At the time of writing, Elliott Lidstone cooks at Box E in Bristol. We got to know each other via Twitter as I kept asking/nagging/harassing him into trying our product. He eventually caved in while he was head chef at the Empress in Hackney, and the results were brilliant. There is finesse, a lightness of touch, in Elliott’s cooking that marks him out, and you can see it in his contribution here.
About 600g kid loin
Splash of vegetable oil
Sea salt and freshly ground black pepper
For the anchovy dressing
1 shallot, finely chopped
50g tin of anchovies, drained and finely chopped
1tbs white wine vinegar
3tbs olive oil
For the cracked wheat
250g cracked wheat
1 leek, finely chopped
3 celery sticks, finely chopped
1 garlic clove, crushed
Splash of olive oil
150g mixed seeds (pumpkin and sunflower work well)

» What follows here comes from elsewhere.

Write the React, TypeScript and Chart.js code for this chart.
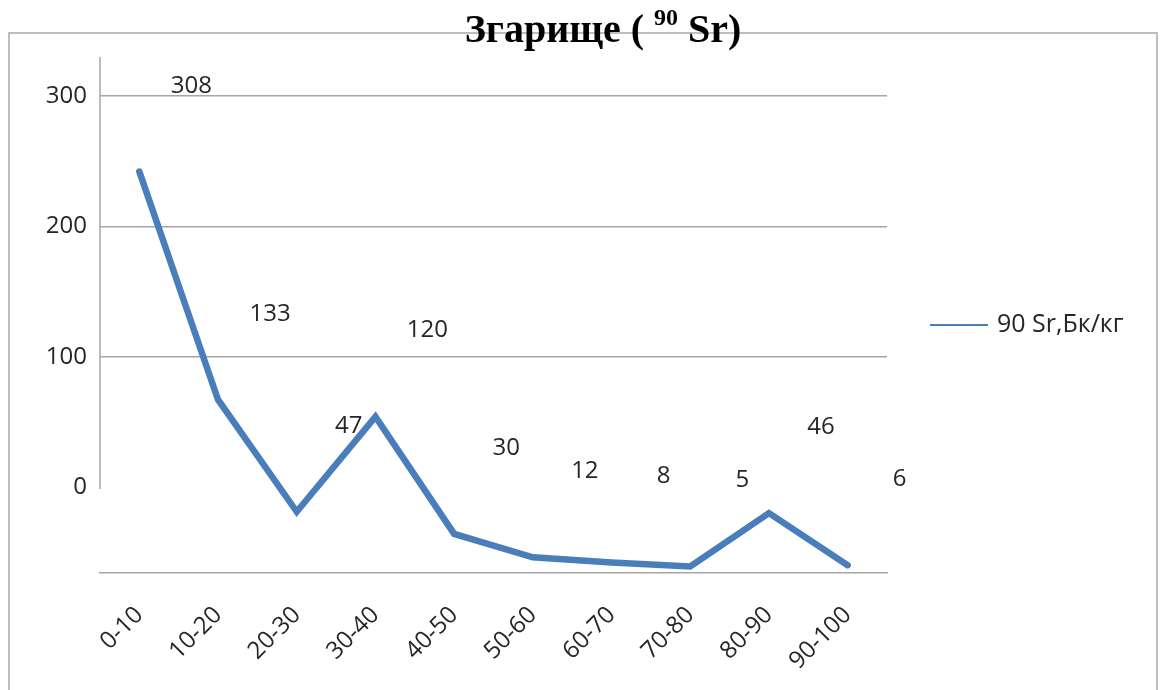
import React, { useEffect, useRef } from "react";
import { Chart, registerables } from "chart.js";

Chart.register(...registerables);

// Depth intervals (cm) and measured 90Sr activity in each layer
const categories = ["0-10", "10-20", "20-30", "30-40", "40-50", "50-60", "60-70", "70-80", "80-90", "90-100"];
const sr90Values = [308, 133, 47, 120, 30, 12, 8, 5, 46, 6];
const seriesLabel = "90 Sr,Бк/кг";

// Value axis: plotted range and the printed tick labels
const yAxisMax = 396;
const yTickValues = [0, 100, 200, 300];
const tickShift = 66; // printed tick labels sit this many units above the plotted baseline

const FONT = '"Open Sans", "Noto Sans", sans-serif';
const TEXT = "#262626";
const GRID = "#a6a6a6";
const LINE = "#4a7ebb";

const framePlugin = {
  id: "frame",
  beforeDraw(chart: any) {
    const ctx = chart.ctx;
    ctx.save();
    ctx.strokeStyle = "#bdbdbd";
    ctx.lineWidth = 2;
    ctx.strokeRect(9, 33, 1148, 700);
    ctx.restore();
  },
};

const axisLinePlugin = {
  id: "axisLine",
  beforeDatasetsDraw(chart: any) {
    const { ctx, chartArea } = chart;
    const y2 = chart.scales.y2;
    ctx.save();
    ctx.strokeStyle = GRID;
    ctx.lineWidth = 1.5;
    ctx.beginPath();
    ctx.moveTo(chartArea.left, chartArea.top);
    ctx.lineTo(chartArea.left, y2.getPixelForValue(0) + 2);
    ctx.stroke();
    ctx.restore();
  },
};

const valueLabelPlugin = {
  id: "valueLabels",
  afterDatasetsDraw(chart: any) {
    const ctx = chart.ctx;
    const meta = chart.getDatasetMeta(0);
    const values = chart.data.datasets[0].data as number[];
    ctx.save();
    ctx.font = `24px ${FONT}`;
    ctx.fillStyle = TEXT;
    ctx.textAlign = "center";
    ctx.textBaseline = "middle";
    meta.data.forEach((pt: any, i: number) => {
      ctx.fillText(String(values[i]), pt.x + 52, pt.y - 86);
    });
    ctx.restore();
  },
};

const titlePlugin = {
  id: "customTitle",
  afterDraw(chart: any) {
    const ctx = chart.ctx;
    const main1 = "Згарище ( ";
    const sup = "90";
    const main2 = " Sr)";
    const bigFont = 'bold 40px "Liberation Serif", "Times New Roman", serif';
    const supFont = 'bold 24px "Liberation Serif", "Times New Roman", serif';
    ctx.save();
    ctx.fillStyle = "#000";
    ctx.textBaseline = "alphabetic";
    ctx.textAlign = "left";
    ctx.font = bigFont;
    const w1 = ctx.measureText(main1).width;
    const w3 = ctx.measureText(main2).width;
    ctx.font = supFont;
    const w2 = ctx.measureText(sup).width;
    let x = 603 - (w1 + w2 + w3) / 2;
    const base = 42;
    ctx.font = bigFont;
    ctx.fillText(main1, x, base);
    x += w1;
    ctx.font = supFont;
    ctx.fillText(sup, x, base - 17);
    x += w2;
    ctx.font = bigFont;
    ctx.fillText(main2, x, base);
    ctx.restore();
  },
};

const legendPlugin = {
  id: "customLegend",
  afterDraw(chart: any) {
    const ctx = chart.ctx;
    const ds = chart.data.datasets[0];
    const y = 325;
    ctx.save();
    ctx.strokeStyle = ds.borderColor;
    ctx.lineWidth = 2;
    ctx.beginPath();
    ctx.moveTo(930, y);
    ctx.lineTo(988, y);
    ctx.stroke();
    ctx.font = `25px ${FONT}`;
    ctx.fillStyle = TEXT;
    ctx.textAlign = "left";
    ctx.textBaseline = "middle";
    ctx.fillText(ds.label, 997, y);
    ctx.restore();
  },
};

export default function App() {
  const canvasRef = useRef<HTMLCanvasElement | null>(null);

  useEffect(() => {
    if (!canvasRef.current) return;
    const chart = new Chart(canvasRef.current, {
      type: "line",
      data: {
        labels: categories,
        datasets: [
          {
            label: seriesLabel,
            data: sr90Values,
            borderColor: LINE,
            backgroundColor: LINE,
            borderWidth: 6.5,
            pointRadius: 0,
            tension: 0,
            borderJoinStyle: "miter",
            borderCapStyle: "round",
            yAxisID: "y",
          },
        ],
      },
      options: {
        responsive: false,
        devicePixelRatio: 1,
        animation: false,
        layout: { padding: { left: 0, top: 57, right: 278, bottom: 0 } },
        plugins: {
          legend: { display: false },
          title: { display: false },
          tooltip: { enabled: false },
        },
        scales: {
          x: {
            type: "category",
            offset: true,
            grid: { display: false, drawTicks: false },
            border: { display: true, color: GRID, width: 1.5 },
            ticks: {
              font: { family: FONT, size: 24 },
              color: TEXT,
              minRotation: 45,
              maxRotation: 45,
              autoSkip: false,
              padding: 28,
            },
            afterFit: (s: any) => {
              s.height = 117;
            },
          },
          y: {
            type: "linear",
            display: false,
            min: 0,
            max: yAxisMax,
          },
          y2: {
            type: "linear",
            position: "left",
            min: -tickShift,
            max: yAxisMax - tickShift,
            afterBuildTicks: (s: any) => {
              s.ticks = yTickValues.map((v) => ({ value: v }));
            },
            grid: {
              drawTicks: false,
              lineWidth: 1.5,
              color: (c: any) => (c.tick && c.tick.value === 0 ? "rgba(0,0,0,0)" : GRID),
            },
            border: { display: false },
            ticks: {
              padding: 13,
              font: { family: FONT, size: 24 },
              color: TEXT,
              callback: (v: any) => String(v),
            },
            afterFit: (s: any) => {
              s.width = 100;
            },
          },
        },
      },
      plugins: [framePlugin, axisLinePlugin, valueLabelPlugin, titlePlugin, legendPlugin],
    } as any);
    return () => chart.destroy();
  }, []);

  return (
    <canvas
      ref={canvasRef}
      width={1165}
      height={690}
      style={{ position: "fixed", left: 0, top: 0, display: "block", background: "#fff" }}
    />
  );
}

½ bunch of parsley, chopped
Preheat the oven to 200°C. For the anchovy dressing, mix the shallot and anchovies in a bowl with the vinegar and oil, ensuring that the anchovies are dispersed throughout. Set aside.
Put the cracked wheat in a large heat-proof bowl, pour over 500ml boiling water, cover and leave for 15 minutes.
Sweat the leek, celery and garlic in a pan with the oil until tender. Mix with the cracked wheat. Toast the seeds in a dry pan and add to the cracked wheat with the chopped parsley. Mix well and season to taste.
Cut the loin into four equal portions and seal in a hot pan with the oil until the outside is browned. Add the butter and, when it is melted and foaming, spoon it over the loin. Transfer to the oven and cook for four minutes. The loin is best served pink but needs to be rested well (for around 10 minutes) in a warm place.
Heap the cracked wheat onto four plates. Slice the loin thinly and place on top. Spoon over the anchovy dressing and serve.